Page 1 of 1

Reading Sequential File with Header and Footer

Posted: Thu Sep 02, 2004 4:28 am
by alexnirmal
how to read a seq file like this which contains header and footer
and how to omit this and just read the necessary columns
the header is name and no of ppl
and footer is ------
i just want the details col1 col2 col3 and col4

Name :uselss
no of ppl :89


col1 col2 col3 col4
1 2 3 4
5 6 7 8


--------------------------------------------

Name :us
no of ppl :8df9


col1 col2 col3 col4
11 21 31 14
51 61 71 18

--------------------------------------------

Posted: Thu Sep 02, 2004 4:50 am
by denzilsyb
In your transform, from the sequential file add this constraint:

@INROWNUM > 2 (if header is first two lines)

this will omit the header. The footer you can also ignore by adding something to the constraint:

@INROWNUM > 1 and col1 <> '------'

seems a dirty way of doing it though.

you could put this in BASIC code if you wanted.

Posted: Thu Sep 02, 2004 4:57 am
by anupam
If the format is going to remain same, that is in each and every file you will be having header and footer like this

Code: Select all

Name :uselss 
no of ppl :89 


col1 col2 col3 col4 
1 2 3 4 
5 6 7 8 


-------------------------------------------- 
Then you can use a simple unix script which will delete the header and footer and blank lines.

You can call that unix script in your Job by using Before-job subroutine : Exec Sh. This script will remove the header, footer and empty records. Then your file would be like this

Code: Select all

col1 col2 col3 col4
1 2 3 4 
5 6 7 8
And you know how to read this file which has a space as a delimiter.

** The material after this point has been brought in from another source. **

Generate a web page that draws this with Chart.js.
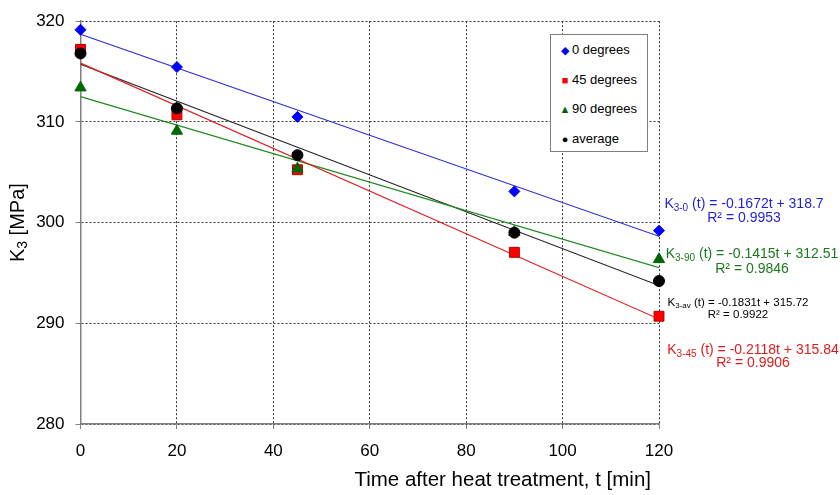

This is one way of reading this file, there may be some other ways also. Only drawback here is that you have to call the script which manipulates the file so that it may be readable from your Job.

Posted: Thu Sep 02, 2004 5:01 am
by anupam
I don't think what dnzl has suggested will work. As the problem is reading the file and not with discarding the first 2 records....

First problem is related with the file format only. If datastage is able to read the file without any kind of warning then the problem is solved.

So
@INROWNUM > 2 (if header is first two lines)
These kind of tricks will not work.

Correct me if i am wrong.

Posted: Thu Sep 02, 2004 5:09 am
by denzilsyb
I don't think what dnzl has suggested will work
:shock: anupam; you pointed out something that i overlooked - file format. But, if there is a CR/LF at the end of the row, the header constraint should work; we were using this process before we started to validate the header and trailers.

Posted: Thu Sep 02, 2004 5:41 am
by alexnirmal
but since this file is in this format

even i cannot read it becoz it is giving errors like this and job gets failed

controlDfile..Sequential_File_0.DSLink40: nls_read_delimited() - row 1, column Field003

Posted: Thu Sep 02, 2004 5:55 am
by anupam
That is what i pointed out.

unless and untill the file is readable by datastage, no other trick can be used. It will always give this kind of warnings while reading the file.

The best alternative is to delete the header, footer and the blank lines before reading the file and making the file readable.

Then space delimiter can be used while reading the file.

Try this, it will work.

If you want to test then don't write any kind of script at first phase. Just delete the blank line, header and footer using vi editor and test that sample file. If it works then you can write the script for deleting the header/footer/blank lines....

Try it out

Posted: Thu Sep 02, 2004 6:55 am
by denzilsyb
very simply, in BASIC you would code this algorithm

open file
start loop
read record
if detailRecord then
write to output file
close loop
close file

ok.. what happens here is that you loop within the file testing whether the detail record exists. This works if you have CR/LF because you're just testing the first values (col1). this happens in code though, and not visually as one would like it, but sometimes code is the way to go.

once you have run this code, you are left with a SEQ file that you can run through datastage transforms etc.

Posted: Thu Sep 02, 2004 4:18 pm
by ray.wurlod
alexnirmal wrote:but since this file is in this format

even i cannot read it becoz it is giving errors like this and job gets failed

controlDfile..Sequential_File_0.DSLink40: nls_read_delimited() - row 1, column Field003
Within the Sequential File stage on the Columns grid there is scope for setting "missing columns" rules. Scroll the Columns grid to the right to find them. Ignore the missing Field003 and Field004 in the header lines.
(Anupam, this has been used at least once at your site, in Feb 2003.)

Posted: Sat Sep 04, 2004 3:38 am
by anupam
As Ray suggested, you can use "missing columns" rules for reading the file. Infact in one of our Applications, we have used this method but some how i am not very much comfortable with this approach.

There is no technical reason for this but i feel more comfortable with unix level manipulation of file.

I tested this method for reading the sample data provided by alexnirmal. And i am able to read the file without any kind of error, but then obviously some kind of transformation logic needs to be implemented.